### PROBLEM DESCRIPTION
Please, without the pictures, retype exactly the lines from the start of the material through the line that holds "return (B - p) / ph".

### RECORDED DATA
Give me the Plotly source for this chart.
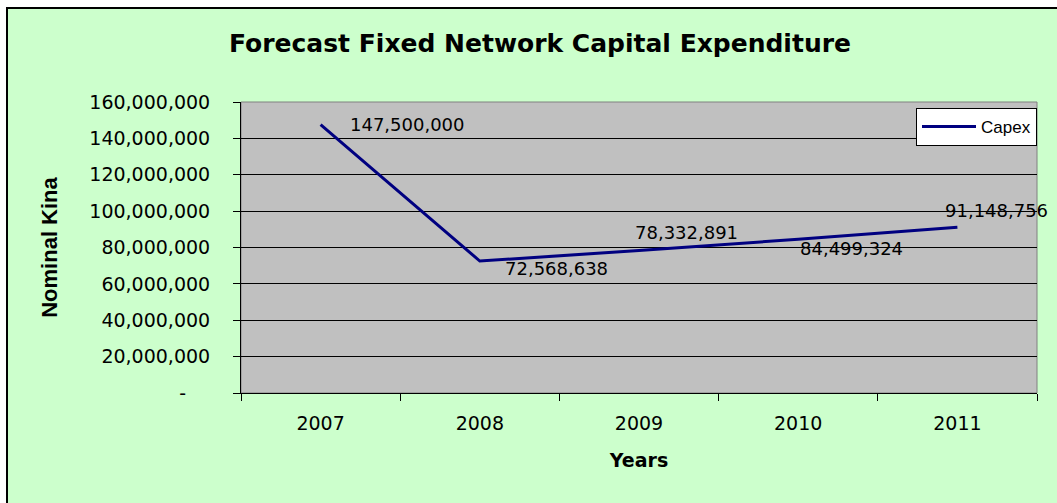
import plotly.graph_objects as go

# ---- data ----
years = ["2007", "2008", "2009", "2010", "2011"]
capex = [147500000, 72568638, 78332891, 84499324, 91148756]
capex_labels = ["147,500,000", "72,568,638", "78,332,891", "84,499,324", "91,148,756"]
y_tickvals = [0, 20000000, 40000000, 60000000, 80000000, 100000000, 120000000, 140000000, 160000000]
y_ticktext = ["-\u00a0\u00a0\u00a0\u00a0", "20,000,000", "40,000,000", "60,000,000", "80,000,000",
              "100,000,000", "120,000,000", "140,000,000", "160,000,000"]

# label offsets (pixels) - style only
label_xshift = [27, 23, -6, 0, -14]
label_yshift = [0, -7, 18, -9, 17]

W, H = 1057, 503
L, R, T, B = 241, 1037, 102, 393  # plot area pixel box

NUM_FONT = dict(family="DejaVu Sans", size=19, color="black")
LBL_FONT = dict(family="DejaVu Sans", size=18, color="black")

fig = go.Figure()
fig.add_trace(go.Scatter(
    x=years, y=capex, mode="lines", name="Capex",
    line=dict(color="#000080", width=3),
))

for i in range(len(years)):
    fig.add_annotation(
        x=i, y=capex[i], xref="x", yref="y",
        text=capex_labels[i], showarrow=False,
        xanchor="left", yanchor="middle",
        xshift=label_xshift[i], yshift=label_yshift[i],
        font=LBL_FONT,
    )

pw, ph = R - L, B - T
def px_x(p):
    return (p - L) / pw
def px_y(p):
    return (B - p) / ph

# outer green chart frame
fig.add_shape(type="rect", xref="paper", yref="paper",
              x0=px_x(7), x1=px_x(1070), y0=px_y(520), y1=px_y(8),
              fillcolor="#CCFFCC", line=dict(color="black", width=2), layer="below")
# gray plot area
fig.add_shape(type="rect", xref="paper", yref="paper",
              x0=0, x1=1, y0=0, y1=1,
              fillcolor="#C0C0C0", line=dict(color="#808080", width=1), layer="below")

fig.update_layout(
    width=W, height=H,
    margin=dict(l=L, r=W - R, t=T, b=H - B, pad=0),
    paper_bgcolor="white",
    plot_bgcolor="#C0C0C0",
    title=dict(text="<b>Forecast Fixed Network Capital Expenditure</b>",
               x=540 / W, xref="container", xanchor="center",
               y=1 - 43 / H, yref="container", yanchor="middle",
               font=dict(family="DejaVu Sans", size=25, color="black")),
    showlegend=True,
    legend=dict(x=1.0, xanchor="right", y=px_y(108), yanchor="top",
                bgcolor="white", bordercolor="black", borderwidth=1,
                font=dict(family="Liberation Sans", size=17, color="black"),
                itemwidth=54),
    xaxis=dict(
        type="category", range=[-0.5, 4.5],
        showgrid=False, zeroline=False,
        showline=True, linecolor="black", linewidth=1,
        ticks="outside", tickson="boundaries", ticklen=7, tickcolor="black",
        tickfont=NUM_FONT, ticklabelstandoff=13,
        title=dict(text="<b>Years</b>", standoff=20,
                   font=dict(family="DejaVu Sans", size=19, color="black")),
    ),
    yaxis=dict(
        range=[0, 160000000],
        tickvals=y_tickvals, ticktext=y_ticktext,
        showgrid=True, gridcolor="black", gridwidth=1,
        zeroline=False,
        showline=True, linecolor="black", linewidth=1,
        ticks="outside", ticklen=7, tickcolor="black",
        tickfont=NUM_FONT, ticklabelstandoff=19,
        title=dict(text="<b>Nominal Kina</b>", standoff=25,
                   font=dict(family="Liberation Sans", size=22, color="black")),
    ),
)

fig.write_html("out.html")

### TASK OUTPUT
Give me the Plotly source for this chart.
import plotly.graph_objects as go

# ---- data ----
years = ["2007", "2008", "2009", "2010", "2011"]
capex = [147500000, 72568638, 78332891, 84499324, 91148756]
capex_labels = ["147,500,000", "72,568,638", "78,332,891", "84,499,324", "91,148,756"]
y_tickvals = [0, 20000000, 40000000, 60000000, 80000000, 100000000, 120000000, 140000000, 160000000]
y_ticktext = ["-\u00a0\u00a0\u00a0\u00a0", "20,000,000", "40,000,000", "60,000,000", "80,000,000",
              "100,000,000", "120,000,000", "140,000,000", "160,000,000"]

# label offsets (pixels) - style only
label_xshift = [27, 23, -6, 0, -14]
label_yshift = [0, -7, 18, -9, 17]

W, H = 1057, 503
L, R, T, B = 241, 1037, 102, 393  # plot area pixel box

NUM_FONT = dict(family="DejaVu Sans", size=19, color="black")
LBL_FONT = dict(family="DejaVu Sans", size=18, color="black")

fig = go.Figure()
fig.add_trace(go.Scatter(
    x=years, y=capex, mode="lines", name="Capex",
    line=dict(color="#000080", width=3),
))

for i in range(len(years)):
    fig.add_annotation(
        x=i, y=capex[i], xref="x", yref="y",
        text=capex_labels[i], showarrow=False,
        xanchor="left", yanchor="middle",
        xshift=label_xshift[i], yshift=label_yshift[i],
        font=LBL_FONT,
    )

pw, ph = R - L, B - T
def px_x(p):
    return (p - L) / pw
def px_y(p):
    return (B - p) / ph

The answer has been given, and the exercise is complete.